People have been praising these programs for a while now and I can understand why, but I think an exception has to be made for the Hebrew version, and I'll explain.
I purchased this back in January of this year to prepare for my up-coming trip to Israel in June. I did have a very small vocabulary already of some Hebrew words and phrases before I bought this. In all I would say I knew about 100 words, and short phrases such as asking someone how they are, and I did learn how to tell someone that I did not speak Hebrew and ask if they spoke English. Very basic, but still maybe more than a lot of people getting this program.
So here is what I do not like about it. I understand the importance of immersion, and there is not a speck of English in these lessons, and that is the problem, because no English also means no written English as well. When pictures are put up you will hear the Hebrew word for it, and it will also be spelled using the Hebrew Alphabet, which of course means nothing to me, or to you if you don't know Hebrew, you obviously don't know the Alphabet. It would be nice if they had a phonetic spelling of the words in English (like the Hebrew-English phrase books that I own). I find this to be a big help, being able to read the word helps me to remember and associate the picture to the word, and also helps with pronouncing it.
To be honest, I have gotten more useful Hebrew out of the Pimsleur series of introductory Hebrew. With that I can already speak complete sentences and have small conversations, and order in restaurants etc, and those I can listen to in the car, or at the gym and they cost much less. As you can see between Rosetta, Pimsleur, and my phrase books, I have taken learning Hebrew pretty seriously, and have invested a good amount on it. I won't say that I have not gotten anything out of Rosetta Stone, but it is not as magical as the adds that you may have seen make it out to be, and again, I think this may pertain to languages where the alphabet and the characters are so different from English.
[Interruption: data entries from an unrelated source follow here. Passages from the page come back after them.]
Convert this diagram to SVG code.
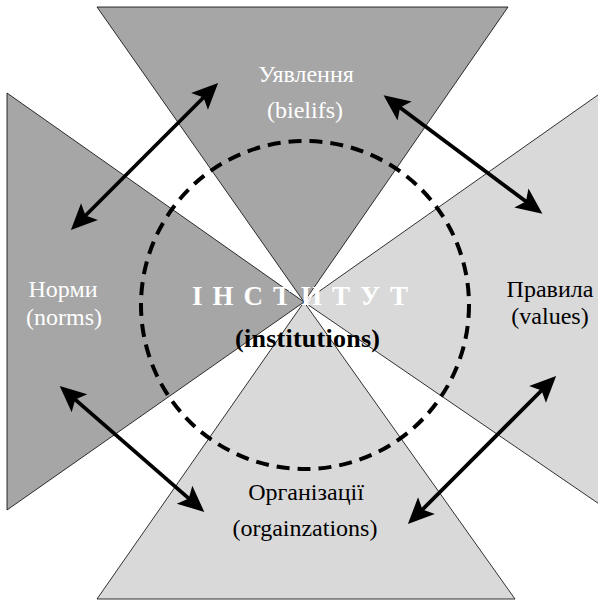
<svg xmlns="http://www.w3.org/2000/svg" width="598" height="602" viewBox="0 0 598 602">
<style>
.tri{stroke:#000;stroke-width:0.8;stroke-linejoin:miter}
.dark{fill:#a6a6a6}
.light{fill:#d9d9d9}
.lbl{font-family:"Liberation Serif","Times New Roman",serif;font-size:24px;text-anchor:middle}
.w{fill:#fff}
.b{fill:#000}
.arr{stroke:#000;stroke-width:3.8;fill:none;marker-start:url(#ah);marker-end:url(#ah)}
</style>
<defs>
<marker id="ah" markerUnits="userSpaceOnUse" markerWidth="30" markerHeight="30" refX="0" refY="0" viewBox="-10 -10 24 20" orient="auto-start-reverse" overflow="visible">
<path d="M12,0 L-9,-9.5 L-4.5,0 L-9,9.5 Z" fill="#000"/>
</marker>
</defs>
<rect width="598" height="602" fill="#fff"/>
<g id="node-top">
<polygon class="tri dark" points="97,7 508,7 304,302"/>
<text class="lbl w" x="306" y="82">Уявлення</text>
<text class="lbl w" x="305" y="118">(bielifs)</text>
</g>
<g id="node-left">
<polygon class="tri dark" points="7,93 7,510 304,302"/>
<text class="lbl w" x="63" y="297">Норми</text>
<text class="lbl w" x="64" y="325">(norms)</text>
</g>
<g id="node-right">
<polygon class="tri light" points="605,90 605,508 304,302"/>
<text class="lbl b" x="550" y="297">Правила</text>
<text class="lbl b" x="550" y="324">(values)</text>
</g>
<g id="node-bottom">
<polygon class="tri light" points="97,599 515,599 304,302"/>
<text class="lbl b" x="306" y="500">Організації</text>
<text class="lbl b" x="305" y="536">(orgainzations)</text>
</g>
<g id="node-center">
<circle cx="305" cy="305" r="164" fill="none" stroke="#000" stroke-width="4" stroke-dasharray="13 8"/>
<text x="192" y="305" font-family="Liberation Serif,'Times New Roman',serif" font-size="27" font-weight="bold" fill="#fff" textLength="216" lengthAdjust="spacing">І Н С Т И Т У Т</text>
<text x="235" y="347" font-family="Liberation Serif,'Times New Roman',serif" font-size="26" font-weight="bold" fill="#000" textLength="145" lengthAdjust="spacing">(institutions)</text>
</g>
<g id="connectors">
<line class="arr" x1="207.5" y1="93.5" x2="81.5" y2="219.5"/>
<line class="arr" x1="395.6" y1="104.2" x2="530.4" y2="204.8"/>
<line class="arr" x1="71" y1="395.9" x2="193" y2="502.1"/>
<line class="arr" x1="545.5" y1="386.5" x2="418.5" y2="513.5"/>
</g>
</svg>
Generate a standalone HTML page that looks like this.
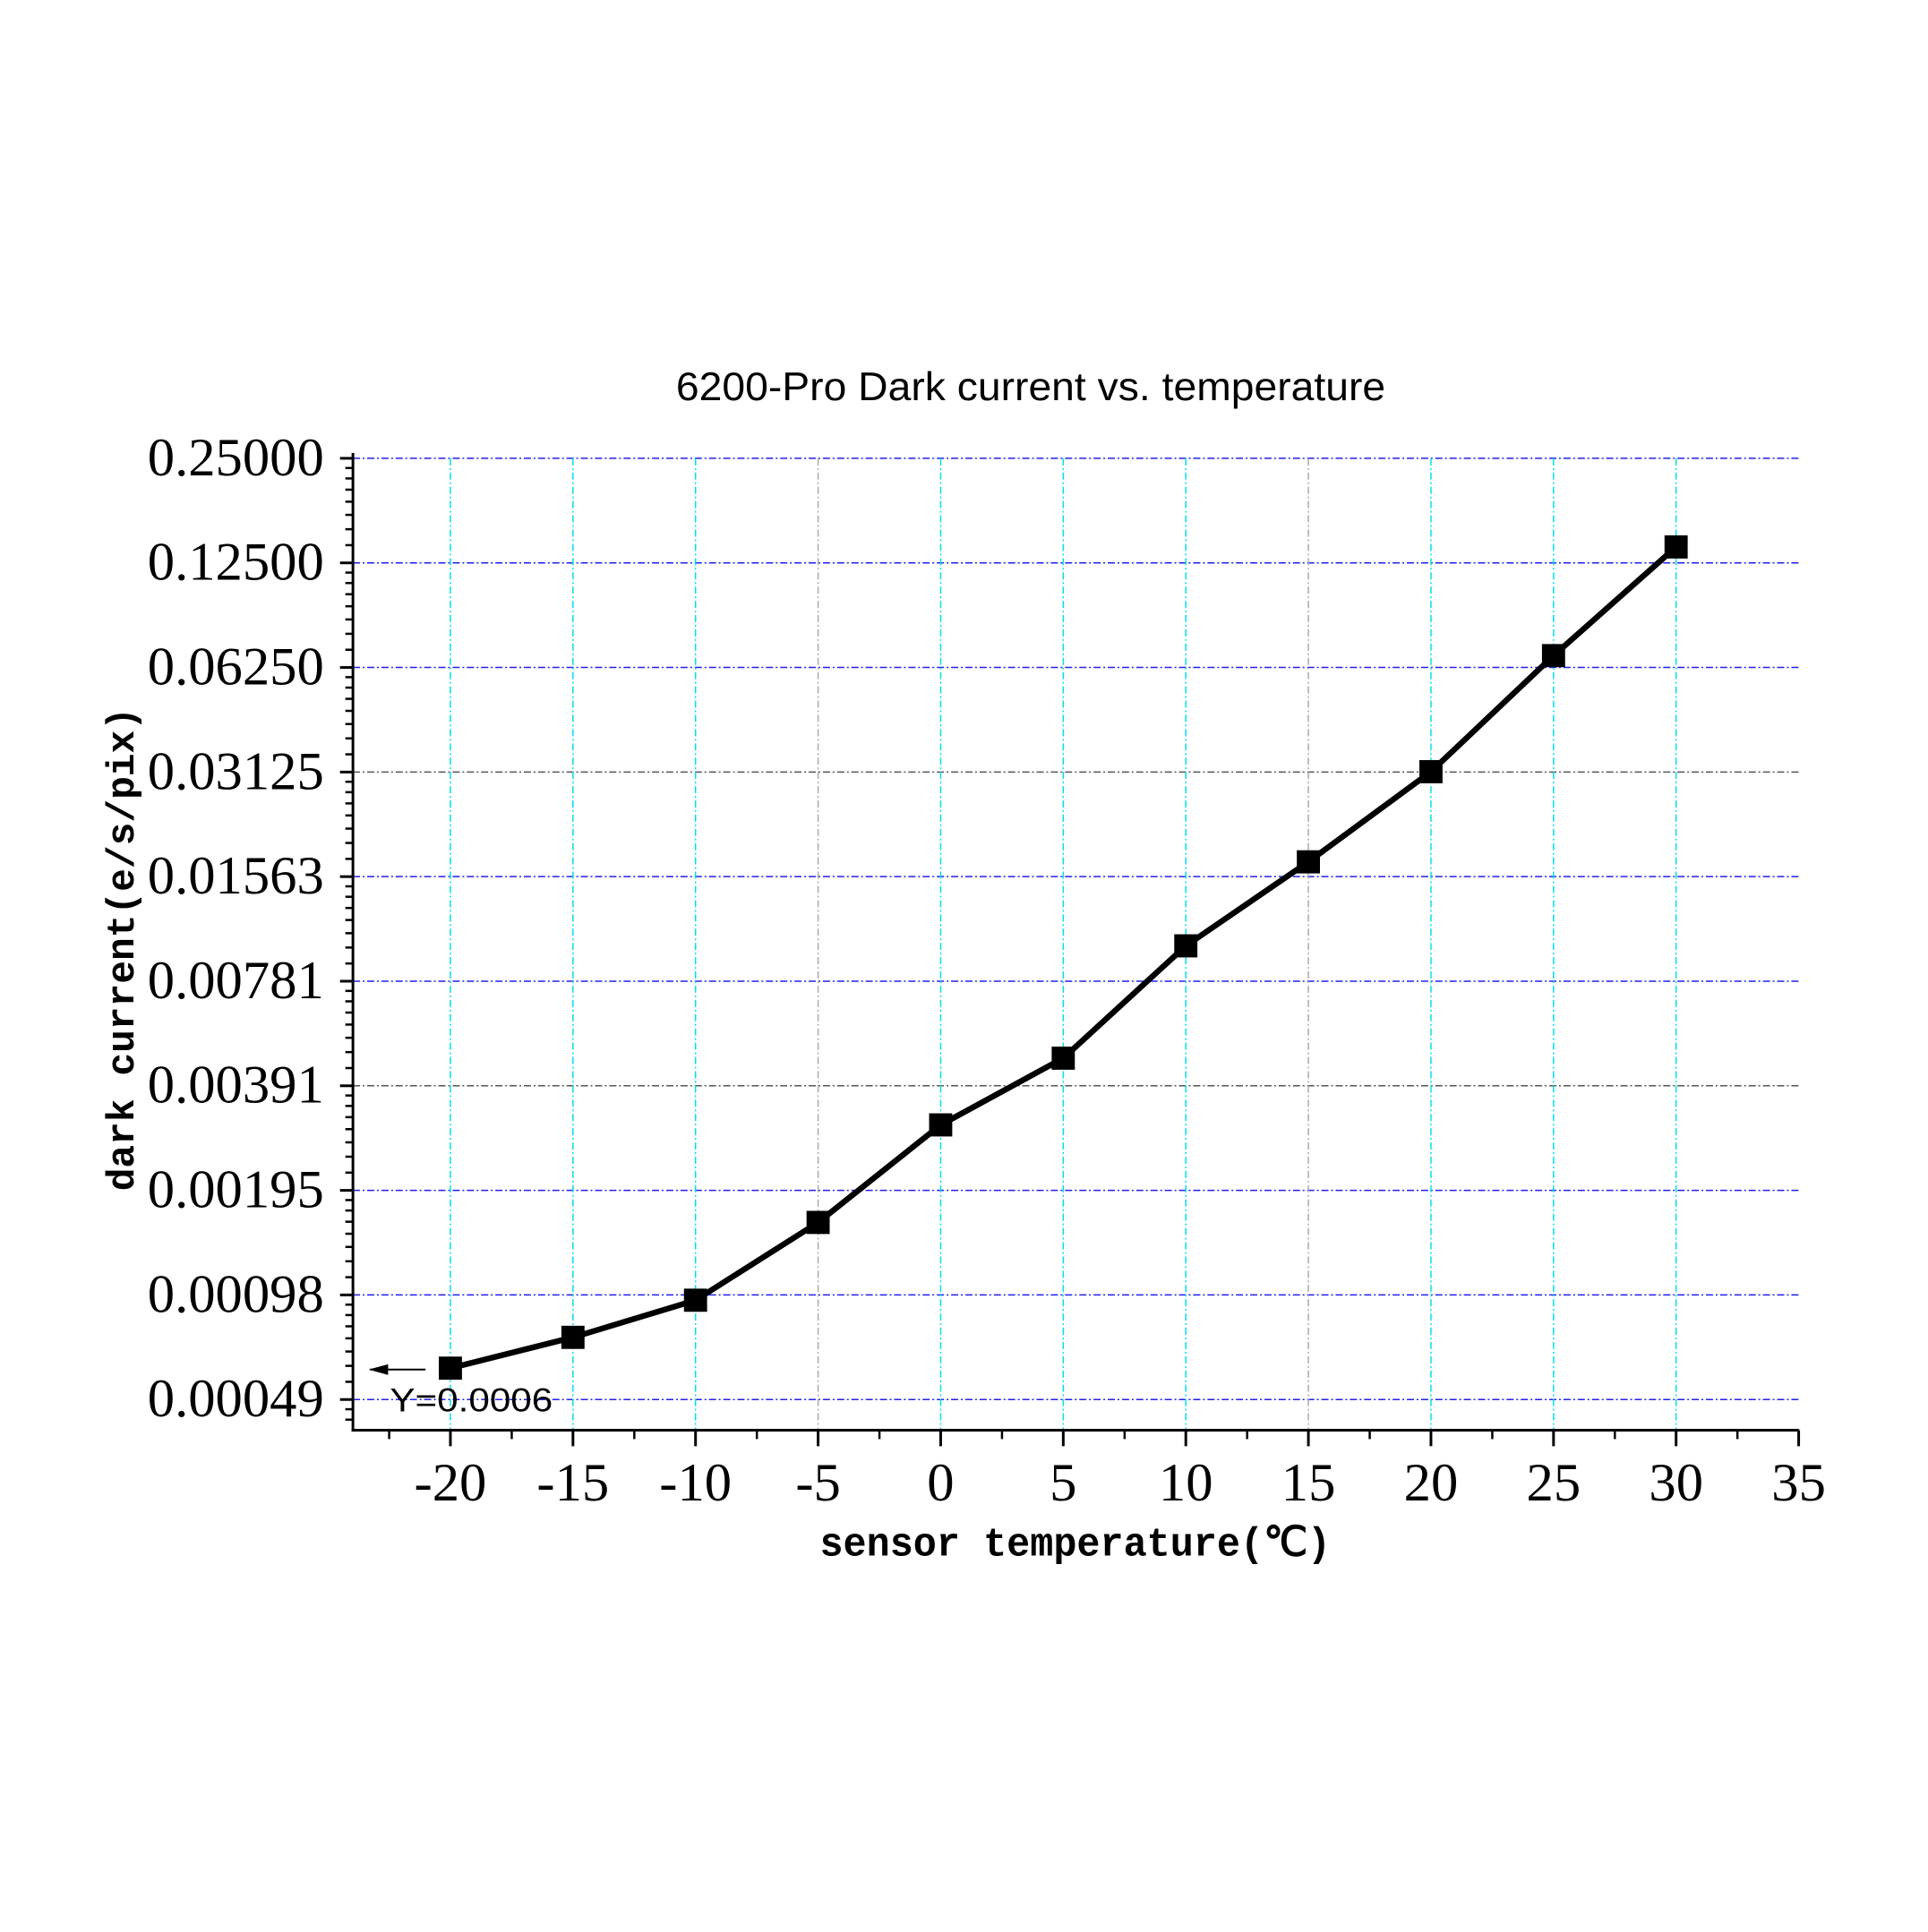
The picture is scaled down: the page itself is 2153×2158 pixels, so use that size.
<!DOCTYPE html>
<html><head><meta charset="utf-8"><style>html,body{margin:0;padding:0;background:#fff}</style></head>
<body>
<svg xmlns="http://www.w3.org/2000/svg" width="2153" height="2153" viewBox="0 0 2153 2153">
<defs>
<g id="mt" stroke="#000" stroke-width="2.5">
<line x1="388" y1="10.9" x2="396.5" y2="10.9"/><line x1="388" y1="22.6" x2="396.5" y2="22.6"/>
<line x1="388" y1="35.2" x2="396.5" y2="35.2"/><line x1="388" y1="48.7" x2="396.5" y2="48.7"/>
<line x1="388" y1="63.5" x2="396.5" y2="63.5"/><line x1="388" y1="79.6" x2="396.5" y2="79.6"/>
<line x1="388" y1="97.5" x2="396.5" y2="97.5"/>
</g>
</defs>
<rect width="2153" height="2153" fill="#fff"/>
<g transform="matrix(0.994,0,0,0.995,0,-1.5)">
<text x="1158" y="451" font-family="Liberation Sans, sans-serif" font-size="45" text-anchor="middle" textLength="797" lengthAdjust="spacingAndGlyphs">6200-Pro Dark current vs. temperature</text>

<g stroke="#2020ee" stroke-width="1.5" stroke-dasharray="8 3 2 3">
<line x1="396.5" y1="516" x2="2021" y2="516"/>
<line x1="396.5" y1="633.4" x2="2021" y2="633.4"/>
<line x1="396.5" y1="750.8" x2="2021" y2="750.8"/>
<line x1="396.5" y1="868.2" x2="2021" y2="868.2" stroke="#555"/>
<line x1="396.5" y1="985.6" x2="2021" y2="985.6"/>
<line x1="396.5" y1="1103" x2="2021" y2="1103"/>
<line x1="396.5" y1="1220.4" x2="2021" y2="1220.4" stroke="#555"/>
<line x1="396.5" y1="1337.8" x2="2021" y2="1337.8"/>
<line x1="396.5" y1="1455.2" x2="2021" y2="1455.2"/>
<line x1="396.5" y1="1572.6" x2="2021" y2="1572.6"/>
</g>
<g stroke="#00e0e8" stroke-width="1.5" stroke-dasharray="8 3 2 3">
<line x1="506" y1="516" x2="506" y2="1607"/>
<line x1="643.7" y1="516" x2="643.7" y2="1607"/>
<line x1="781.4" y1="516" x2="781.4" y2="1607"/>
<line x1="919.1" y1="516" x2="919.1" y2="1607" stroke="#aaa"/>
<line x1="1056.8" y1="516" x2="1056.8" y2="1607"/>
<line x1="1194.5" y1="516" x2="1194.5" y2="1607"/>
<line x1="1332.2" y1="516" x2="1332.2" y2="1607"/>
<line x1="1469.9" y1="516" x2="1469.9" y2="1607" stroke="#aaa"/>
<line x1="1607.6" y1="516" x2="1607.6" y2="1607"/>
<line x1="1745.3" y1="516" x2="1745.3" y2="1607"/>
<line x1="1883" y1="516" x2="1883" y2="1607"/>
</g>

<g stroke="#000" stroke-width="3">
<line x1="382" y1="516" x2="396.5" y2="516"/>
<line x1="382" y1="633.4" x2="396.5" y2="633.4"/>
<line x1="382" y1="750.8" x2="396.5" y2="750.8"/>
<line x1="382" y1="868.2" x2="396.5" y2="868.2"/>
<line x1="382" y1="985.6" x2="396.5" y2="985.6"/>
<line x1="382" y1="1103" x2="396.5" y2="1103"/>
<line x1="382" y1="1220.4" x2="396.5" y2="1220.4"/>
<line x1="382" y1="1337.8" x2="396.5" y2="1337.8"/>
<line x1="382" y1="1455.2" x2="396.5" y2="1455.2"/>
<line x1="382" y1="1572.6" x2="396.5" y2="1572.6"/>
</g>
<use href="#mt" transform="translate(0,516)"/>
<use href="#mt" transform="translate(0,633.4)"/>
<use href="#mt" transform="translate(0,750.8)"/>
<use href="#mt" transform="translate(0,868.2)"/>
<use href="#mt" transform="translate(0,985.6)"/>
<use href="#mt" transform="translate(0,1103)"/>
<use href="#mt" transform="translate(0,1220.4)"/>
<use href="#mt" transform="translate(0,1337.8)"/>
<use href="#mt" transform="translate(0,1455.2)"/>
<g stroke="#000" stroke-width="2.5"><line x1="388" y1="1583.5" x2="396.5" y2="1583.5"/><line x1="388" y1="1595.2" x2="396.5" y2="1595.2"/></g>

<g font-family="Liberation Serif, serif" font-size="61" text-anchor="end">
<text x="364" y="535">0.25000</text>
<text x="364" y="652.4">0.12500</text>
<text x="364" y="769.8">0.06250</text>
<text x="364" y="887.2">0.03125</text>
<text x="364" y="1004.6">0.01563</text>
<text x="364" y="1122">0.00781</text>
<text x="364" y="1239.4">0.00391</text>
<text x="364" y="1356.8">0.00195</text>
<text x="364" y="1474.2">0.00098</text>
<text x="364" y="1591.6">0.00049</text>
</g>

<g stroke="#000" stroke-width="3">
<line x1="506" y1="1607" x2="506" y2="1625"/>
<line x1="643.7" y1="1607" x2="643.7" y2="1625"/>
<line x1="781.4" y1="1607" x2="781.4" y2="1625"/>
<line x1="919.1" y1="1607" x2="919.1" y2="1625"/>
<line x1="1056.8" y1="1607" x2="1056.8" y2="1625"/>
<line x1="1194.5" y1="1607" x2="1194.5" y2="1625"/>
<line x1="1332.2" y1="1607" x2="1332.2" y2="1625"/>
<line x1="1469.9" y1="1607" x2="1469.9" y2="1625"/>
<line x1="1607.6" y1="1607" x2="1607.6" y2="1625"/>
<line x1="1745.3" y1="1607" x2="1745.3" y2="1625"/>
<line x1="1883" y1="1607" x2="1883" y2="1625"/>
<line x1="2020.7" y1="1607" x2="2020.7" y2="1625"/>
</g>
<g stroke="#000" stroke-width="2.5">
<line x1="437.2" y1="1607" x2="437.2" y2="1617"/>
<line x1="574.9" y1="1607" x2="574.9" y2="1617"/>
<line x1="712.6" y1="1607" x2="712.6" y2="1617"/>
<line x1="850.3" y1="1607" x2="850.3" y2="1617"/>
<line x1="988" y1="1607" x2="988" y2="1617"/>
<line x1="1125.7" y1="1607" x2="1125.7" y2="1617"/>
<line x1="1263.4" y1="1607" x2="1263.4" y2="1617"/>
<line x1="1401.1" y1="1607" x2="1401.1" y2="1617"/>
<line x1="1538.8" y1="1607" x2="1538.8" y2="1617"/>
<line x1="1676.5" y1="1607" x2="1676.5" y2="1617"/>
<line x1="1814.2" y1="1607" x2="1814.2" y2="1617"/>
<line x1="1951.9" y1="1607" x2="1951.9" y2="1617"/>
</g>
<g font-family="Liberation Serif, serif" font-size="61" text-anchor="middle">
<text x="506" y="1686">-20</text>
<text x="643.7" y="1686">-15</text>
<text x="781.4" y="1686">-10</text>
<text x="919.1" y="1686">-5</text>
<text x="1056.8" y="1686">0</text>
<text x="1194.5" y="1686">5</text>
<text x="1332.2" y="1686">10</text>
<text x="1469.9" y="1686">15</text>
<text x="1607.6" y="1686">20</text>
<text x="1745.3" y="1686">25</text>
<text x="1883" y="1686">30</text>
<text x="2020.7" y="1686">35</text>
</g>

<line x1="396.5" y1="510" x2="396.5" y2="1608.5" stroke="#000" stroke-width="3"/>
<line x1="395" y1="1607" x2="2021" y2="1607" stroke="#000" stroke-width="3"/>

<polyline points="506,1537.4 643.7,1502.8 781.4,1461.1 919.1,1373.8 1056.8,1264.3 1194.5,1189.4 1332.2,1063.3 1469.9,969 1607.6,867.8 1745.3,737.5 1883,615.5" fill="none" stroke="#000" stroke-width="6.5" stroke-linejoin="round"/>
<g fill="#000">
<rect x="493" y="1524.4" width="26" height="26"/>
<rect x="630.7" y="1489.8" width="26" height="26"/>
<rect x="768.4" y="1448.1" width="26" height="26"/>
<rect x="906.1" y="1360.8" width="26" height="26"/>
<rect x="1043.8" y="1251.3" width="26" height="26"/>
<rect x="1181.5" y="1176.4" width="26" height="26"/>
<rect x="1319.2" y="1050.3" width="26" height="26"/>
<rect x="1456.9" y="956" width="26" height="26"/>
<rect x="1594.6" y="854.8" width="26" height="26"/>
<rect x="1732.3" y="724.5" width="26" height="26"/>
<rect x="1870" y="602.5" width="26" height="26"/>
</g>

<line x1="416" y1="1539" x2="478" y2="1539" stroke="#000" stroke-width="2"/>
<polygon points="414,1539 436,1533 436,1545" fill="#000"/>
<text x="438" y="1586" font-family="Liberation Sans, sans-serif" font-size="37" textLength="183" lengthAdjust="spacingAndGlyphs">Y=0.0006</text>

<text x="1208" y="1748" font-family="Liberation Mono, monospace" font-weight="bold" font-size="46" text-anchor="middle" textLength="574" lengthAdjust="spacingAndGlyphs">sensor temperature(℃)</text>
<text transform="translate(150,1067) rotate(-90)" font-family="Liberation Mono, monospace" font-weight="bold" font-size="44" text-anchor="middle" textLength="543" lengthAdjust="spacingAndGlyphs">dark current(e/s/pix)</text>
</g>
</svg>
</body></html>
The last criticism that I have is the included audio files that you get with it that you can download to iTunes. I was really excited about that until I played them. All they have is someone saying the Hebrew words from the lessons on them. Not even the English word first, then the Hebrew word so that you know what it is. It is like listening to a Hebrew movie or TV show with your eyes closed. You have no idea what the word means if you don't already know it. And if you have heard the word before but are not 100% sure on what it is, there is nothing to remind you, either you know it, or you don't, and that is confusing and frustrating. I don't know how anyone could find that useful. After about 15 minutes of listening and realizing this I didn't even bother listening to another, and went right back to my Pimsleur cd's.
Everyone learns differently, so what is not helpful for me, may be fine for you, but if you think this type of immersion learning is right for you, then go for it, because if you can learn that way, then I think you'd be rocking Hebrew in no time.